Answer: The system is \(0.35j + 0.45t \leq 25\) and \(t \geq 30\)
For snow to form, the temperature must remain below 32°F. If the temperature is currently 45°F and decreasing at a rate of 2°F per hour, after how many hours will it be cold enough for snow?
Solution:
Step 1: Define variable and constraint
Let \(h\) = number of hours from now
"Below 32°F" means temperature \(< 32\)
Step 2: Set up temperature expression
Starting temperature: 45°F
Decreasing 2°F per hour: subtract \(2h\)
Temperature after \(h\) hours: \(45 - 2h\)
Snow condition:
\(45 - 2h < 32\)
Step 3: Solve for \(h\)
\(45 - 2h < 32\)
\(-2h < -13\)
Divide by -2 and FLIP the inequality:
\(h > 6.5\)
Step 4: Interpret
Since \(h > 6.5\), it takes more than 6.5 hours
Minimum time: After 6.5 hours (or practically, after 7 hours)
Verification:
After 6.5 hours: \(45 - 2(6.5) = 45 - 13 = 32\)°F (exactly at freezing)
After 7 hours: \(45 - 2(7) = 31\)°F (below 32) ✓
Answer: After more than 6.5 hours (or at least 7 hours)

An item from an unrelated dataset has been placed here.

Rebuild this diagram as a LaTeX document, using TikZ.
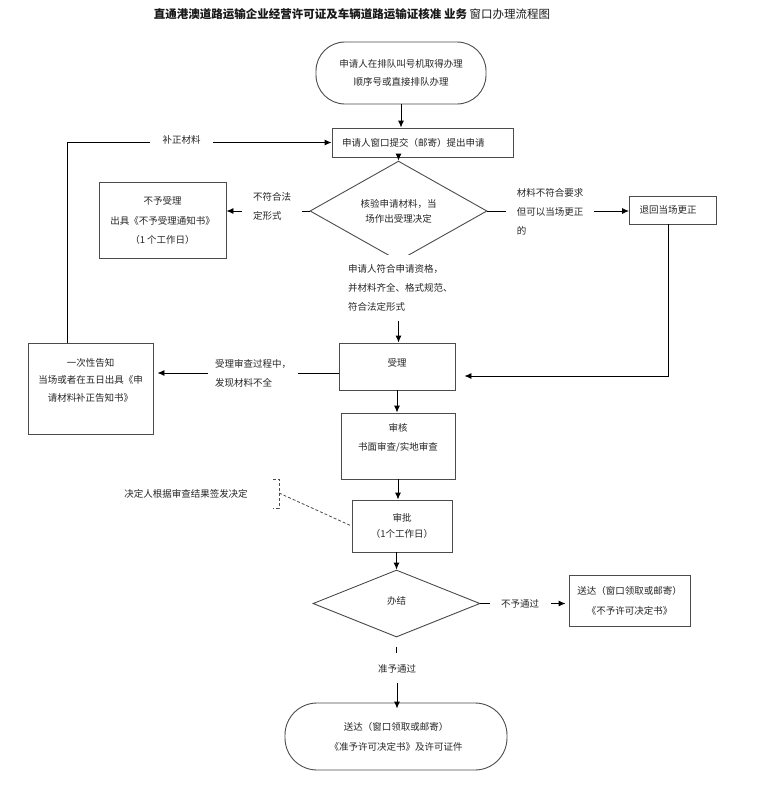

Maria needs an average of at least 85 on four tests to earn a B in her class. Her scores on the first three tests are 78, 82, and 91. What is the minimum score she needs on the fourth test to earn a B?
Solution:
Step 1: Define variable and constraint
Let \(x\) = score on fourth test
"At least 85" means average \(\geq 85\)
Step 2: Set up the inequality
Average of four tests:
\(\frac{78 + 82 + 91 + x}{4} \geq 85\)
Simplify:
\(\frac{251 + x}{4} \geq 85\)
Step 3: Solve for \(x\)
\(\frac{251 + x}{4} \geq 85\)
\(251 + x \geq 340\)
\(x \geq 89\)
Verification:
With score of 89: \(\frac{78 + 82 + 91 + 89}{4} = \frac{340}{4} = 85\) ✓
With score of 88: \(\frac{78 + 82 + 91 + 88}{4} = \frac{339}{4} = 84.75\) (not enough) ✗
Answer: Maria needs a minimum score of 89 on the fourth test
Common Question Types
Budget/Cost Problems
• "Within budget" → \(\leq\)
• "Can afford" → \(\leq\)
• "No more than" → \(\leq\)
• Setup: Total cost ≤ Budget
Minimum/Maximum Problems
• "At least" → \(\geq\)
• "Minimum" → smallest value in solution
• "Maximum" → largest value in solution
Profit/Loss Problems
• Profit: Revenue \(>\) Cost
• Loss: Revenue \(<\) Cost
• Break-even: Revenue \(=\) Cost
Average/Mean Problems
• "Average at least" → \(\geq\)
• Setup: \(\frac{\text{sum of values}}{\text{count}} \geq \text{target}\)
SAT Test Day Checklist
✓ Reading Phase
- Underline constraint phrases
- Identify "at least," "at most," "under," "over"
- Note whether asking for min, max, or range
✓ Setup Phase
- Define variables clearly
- Choose correct inequality symbol
- Write complete inequality
✓ Solving Phase
- Isolate variable systematically
- FLIP if dividing/multiplying by negative
- Simplify fully
✓ Answer Phase
- Round appropriately for discrete items
- Extract specific value if asked (min/max)
- Test your answer in original context
Inequalities: The Mathematics of Real-World Constraints
Linear inequality word problems reflect how mathematics operates in reality—where we work within budgets, meet minimum requirements, stay under weight limits, and optimize within constraints. Every business operates on inequalities (profit must exceed costs), every building adheres to inequalities (weight must stay below capacity), and every budget functions as an inequality (spending must not exceed income). The SAT tests these problems because understanding constraints is fundamental to quantitative reasoning in the real world. Master the translation from words to symbols, remember to flip when dividing by negatives, and always verify your solution makes contextual sense. These aren't just test questions—they're life skills.